Reading translated works sometimes makes us wonder if we are not being lied to, or in any way cheated by the translator. In this situation, the only plausible thing to do would be to simply trust the professionals who give readers more books and essays to choose from. On another note, what should readers look for in translations?
When Dwiputri Pertiwi is not writing or taking pictures for Whiteboard Journal, she spends most of her time in bookstores. Her interests include photography, literature, the Japanese and Korean languages, as well as different kinds of Asian calligraphy. Though currently based in Jakarta, she still wants to move around a few more times before settling down.
I have a friend whose ultimate mission in life is to learn and master as many languages as he possibly can. To date, he is already fluent in eight. Eight! And he is not going to stop adding more to his list anytime soon. But although having such skills would dramatically increase our understanding of the world, being linguistically ambitious is a serious commitment. Learning a new language is more than just memorizing tongue-twisting words and complicated grammatical rules because every language is linked to a culture of its own – some, or even many of which are completely different from what we have already been accustomed to. Not all of us are willing to invest time in learning a foreign language, no matter how appealing it may be.
And yet curiosity is often hard to resist. Readers who are hungry for stories and ideas written in languages other than that (or those) they already know would mostly turn to translations. If I had not opted for such a shortcut, I would never have had the experience of being blown away by the memorable final paragraph of Gabriel Garcia Marquez’s 100 Years of Solitude. Although I knew that I was not reading the exact words that Marquez had personally selected, I was happy that I had, at least, got to enjoy his idea.
But how would I know if I really did read his idea? It is a suspicion I hardly ever act upon, but it is also one that I cannot entirely ignore. Since reading Ersan Uldes’s “A Professional Behaviour,” a short story about a translator who, in addition to making the novels of a German writer available for the Turkish market, completely changes – or in his words, “corrects” – the plot, I have felt a growing sense of powerlessness when reading translations.
Even though it seems silly to let oneself be affected by a fictional translator to the extent that one can no longer find pleasure in a translated short story or novel, Uldes’s tale emphasizes the crucial role of translators, and how their job is heavily based on trust. For writers to allow their work to undergo major changes – perhaps into a language they themselves cannot speak – surely evokes a lot of anxiety. The situation for readers is not any better either since they will be vulnerable to potential deception.
Looking at it from this rather paranoid perspective, language becomes a sort of privilege. The bilingual, or maybe even multilingual, writers and readers will have an advantage.
But I believe that translations are not made with the intention to exclude people. If anything, translations exist for the complete opposite – that is, to share ideas in the hope that they can expand one’s point of view. It is therefore important to grasp the main idea of a novel or an essay instead of worrying about style and other prose-related elements.

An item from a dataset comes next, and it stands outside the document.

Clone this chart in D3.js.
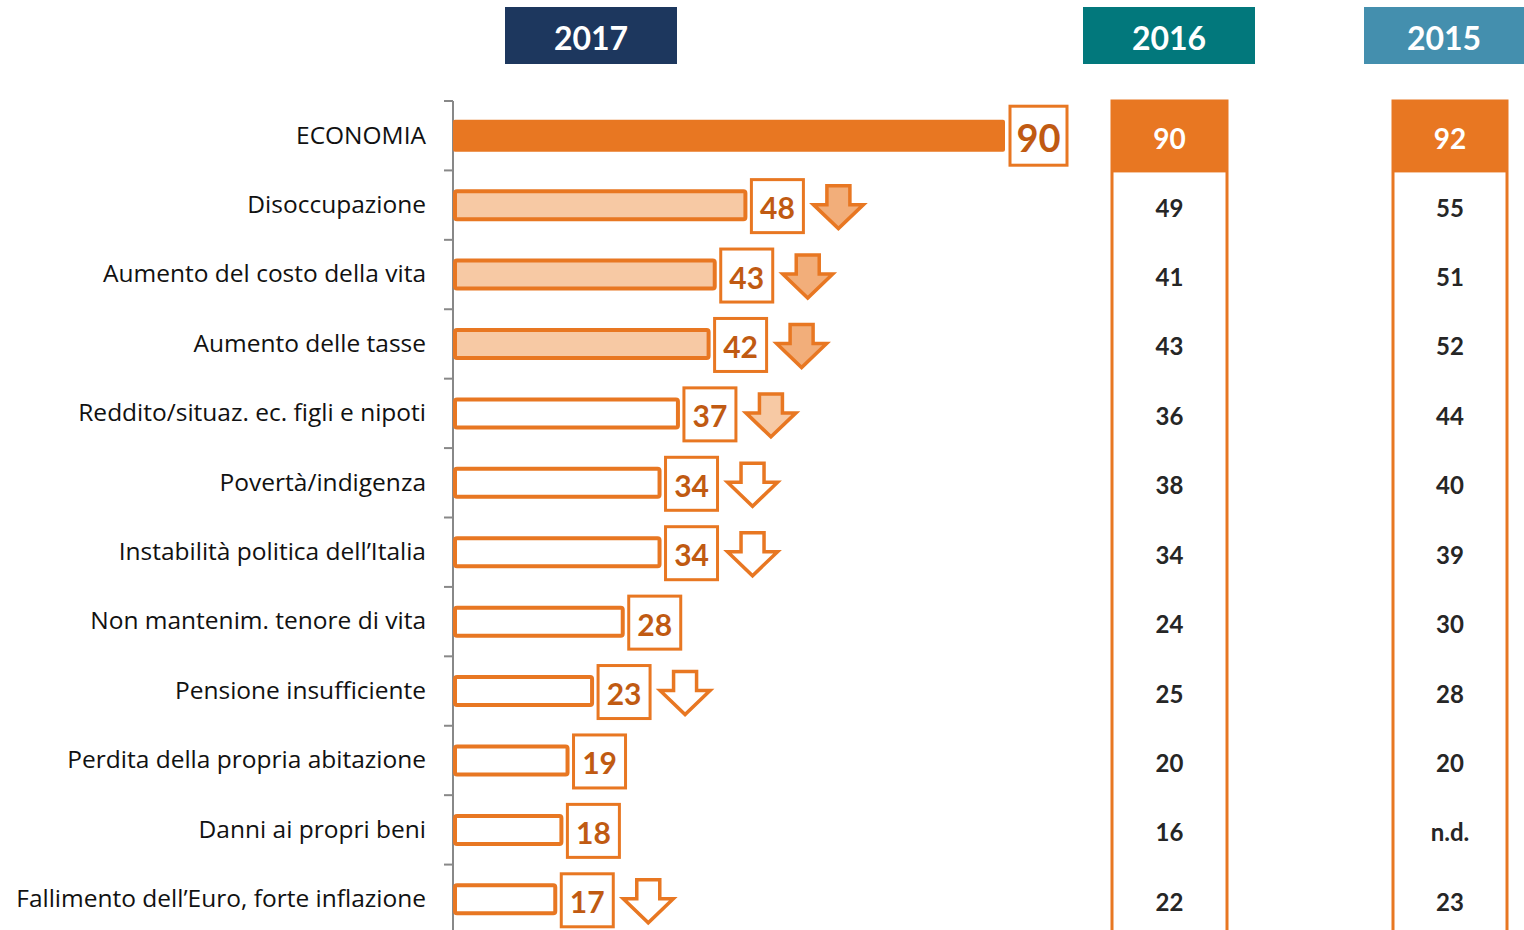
<!DOCTYPE html>
<html><head><meta charset="utf-8">
<script src="https://cdn.jsdelivr.net/npm/d3@7"></script>
<style>
html,body{margin:0;padding:0;background:#fff;overflow:hidden;}
svg{display:block;font-family:Lato,"Open Sans",sans-serif;}
</style></head>
<body>
<svg id="chart" width="1524" height="930"></svg>
<script>
const categories = ["ECONOMIA","Disoccupazione","Aumento del costo della vita","Aumento delle tasse","Reddito/situaz. ec. figli e nipoti","Povertà/indigenza","Instabilità politica dell’Italia","Non mantenim. tenore di vita","Pensione insufficiente","Perdita della propria abitazione","Danni ai propri beni","Fallimento dell’Euro, forte inflazione"];
const values2017 = [90,48,43,42,37,34,34,28,23,19,18,17];
const values2016 = ["90","49","41","43","36","38","34","24","25","20","16","22"];
const values2015 = ["92","55","51","52","44","40","39","30","28","20","n.d.","23"];
const barFill = ["full","light","light","light","none","none","none","none","none","none","none","none"];
const arrowFill = ["", "medium","medium","medium","light","none","none","","none","","","none"];
const yearLabels = ["2017","2016","2015"];

const ORANGE = "#e87722", LIGHT = "#f7c9a4", MEDIUM = "#f2ae7a", DARKTXT = "#c05a12";
const svg = d3.select("#chart");

const x = d3.scaleLinear().domain([0, 90]).range([453, 1005]);
const y = d3.scaleBand().domain(categories).range([101, 934]);
const barH = 32;

// headers
const headers = [
  {t: yearLabels[0], x0: 505, x1: 677, c: "#1d375e"},
  {t: yearLabels[1], x0: 1083, x1: 1255, c: "#02787c"},
  {t: yearLabels[2], x0: 1364, x1: 1524, c: "#448fae"}
];
headers.forEach(h => {
  svg.append("rect").attr("x", h.x0).attr("y", 7).attr("width", h.x1 - h.x0).attr("height", 57).attr("fill", h.c);
  svg.append("text").attr("x", (h.x0 + h.x1) / 2).attr("y", 37).attr("text-anchor", "middle")
    .attr("dominant-baseline", "central").attr("fill", "#fff").attr("font-weight", 700).attr("font-size", 32).text(h.t);
});

// axis
const axisG = svg.append("g").attr("transform", "translate(453,0)")
  .call(d3.axisLeft(y).tickSize(0).tickPadding(27));
axisG.select(".domain").remove();
axisG.selectAll("text").attr("font-size", 24.5).attr("fill", "#111").attr("font-family", "'Open Sans', Lato, sans-serif");
const bounds = categories.map(c => y(c)).concat([y.range()[1]]);
svg.append("line").attr("x1", 453).attr("x2", 453).attr("y1", 101).attr("y2", 934).attr("stroke", "#888").attr("stroke-width", 2);
svg.selectAll(".tk").data(bounds).join("line").attr("class", "tk")
  .attr("x1", 444).attr("x2", 453).attr("y1", d => d).attr("y2", d => d).attr("stroke", "#888").attr("stroke-width", 2);

// bars
categories.forEach((c, i) => {
  const v = values2017[i];
  const cy = y(c) + y.bandwidth() / 2;
  const g = svg.append("g");
  if (barFill[i] === "full") {
    g.append("rect").attr("x", x(0)).attr("y", cy - barH / 2).attr("width", x(v) - x(0)).attr("height", barH)
      .attr("rx", 2).attr("fill", ORANGE);
  } else {
    g.append("rect").attr("x", x(0) + 2).attr("y", cy - barH / 2 + 2).attr("width", x(v) - x(0) - 4).attr("height", barH - 4)
      .attr("rx", 2).attr("fill", barFill[i] === "light" ? LIGHT : "#fff").attr("stroke", ORANGE).attr("stroke-width", 4);
  }
  // value box
  const big = i === 0;
  const bw = big ? 57 : 52, bh = big ? 59 : 53;
  const bx = x(v) + (big ? 5 : 4);
  g.append("rect").attr("x", bx).attr("y", cy - bh / 2 + (big ? 0 : 1)).attr("width", bw).attr("height", bh)
    .attr("fill", "#fff").attr("stroke", ORANGE).attr("stroke-width", 3);
  g.append("text").attr("x", bx + bw / 2).attr("y", cy + (big ? 1 : 2)).attr("text-anchor", "middle").attr("dominant-baseline", "central")
    .attr("font-weight", 700).attr("font-size", big ? 38 : 30).attr("fill", DARKTXT).text(v);
  // arrow
  if (arrowFill[i]) {
    const ax = bx + bw + 10, aw = 50, ah = 43, sw = 23, top = cy - ah / 2 + 2, sh = 19;
    const p = d3.path();
    p.moveTo(ax + (aw - sw) / 2, top);
    p.lineTo(ax + (aw + sw) / 2, top);
    p.lineTo(ax + (aw + sw) / 2, top + sh);
    p.lineTo(ax + aw, top + sh);
    p.lineTo(ax + aw / 2, top + ah);
    p.lineTo(ax, top + sh);
    p.lineTo(ax + (aw - sw) / 2, top + sh);
    p.closePath();
    g.append("path").attr("d", p.toString())
      .attr("fill", arrowFill[i] === "medium" ? MEDIUM : arrowFill[i] === "light" ? LIGHT : "#fff")
      .attr("stroke", ORANGE).attr("stroke-width", 3.5).attr("stroke-linejoin", "miter");
  }
});

// right columns
const cols = [{vals: values2016, x0: 1112, x1: 1227}, {vals: values2015, x0: 1393, x1: 1507}];
cols.forEach(col => {
  const g = svg.append("g");
  g.append("rect").attr("x", col.x0).attr("y", 101).attr("width", col.x1 - col.x0).attr("height", 900)
    .attr("fill", "#fff").attr("stroke", ORANGE).attr("stroke-width", 3);
  g.append("rect").attr("x", col.x0).attr("y", 101).attr("width", col.x1 - col.x0).attr("height", y(categories[1]) + 2 - 101)
    .attr("fill", ORANGE);
  categories.forEach((c, i) => {
    const cy = y(c) + y.bandwidth() / 2;
    g.append("text").attr("x", (col.x0 + col.x1) / 2).attr("y", cy + 2).attr("text-anchor", "middle").attr("dominant-baseline", "central")
      .attr("font-weight", 700).attr("font-size", i === 0 ? 28 : 24).attr("fill", i === 0 ? "#fff" : "#262626").text(col.vals[i]);
  });
});
</script>
</body></html>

“The original is much better than the translation,” is not a comment that is rarely heard. While the work written in the original language is undoubtedly the one that is closest to the writer’s philosophies and emotions, I do not think it is fair to say that it is “better” than other versions for that reason alone. To say that the original version is better creates the impression that those who are unable to read it are deprived of something crucial. I think that doing so would defeat the whole purpose of translations because as I have already mentioned earlier in the essay, they exist to make more – not less – people gain knowledge through the diverse experiences of those who speak and write in other languages.
Comparing two languages is like comparing an apple and a banana. They are both fruit, but each has its own distinctive texture and flavour. And as I have mentioned earlier, the original work ought to be strictly considered as the core of a flower. The language chosen to elaborate the main ideas found within that core are the flower’s petals. Clearly, there are cultural nuances that even the most skillful translators fail to convey. Some decide to solve this glitch by italicizing culturally specific words or phrases that are untranslatable, a gesture that readers ought to see as an invitation to get even more intimate with the culture in question.
As long as translators do not tamper with the facts written in the original work like the character in Uldes’s short story so shameless does, writers and readers must fully trust the professionals whose job it is to destroy language barriers. Because without the will to solidify that sense of trust, we would be stuck in a monotonous world.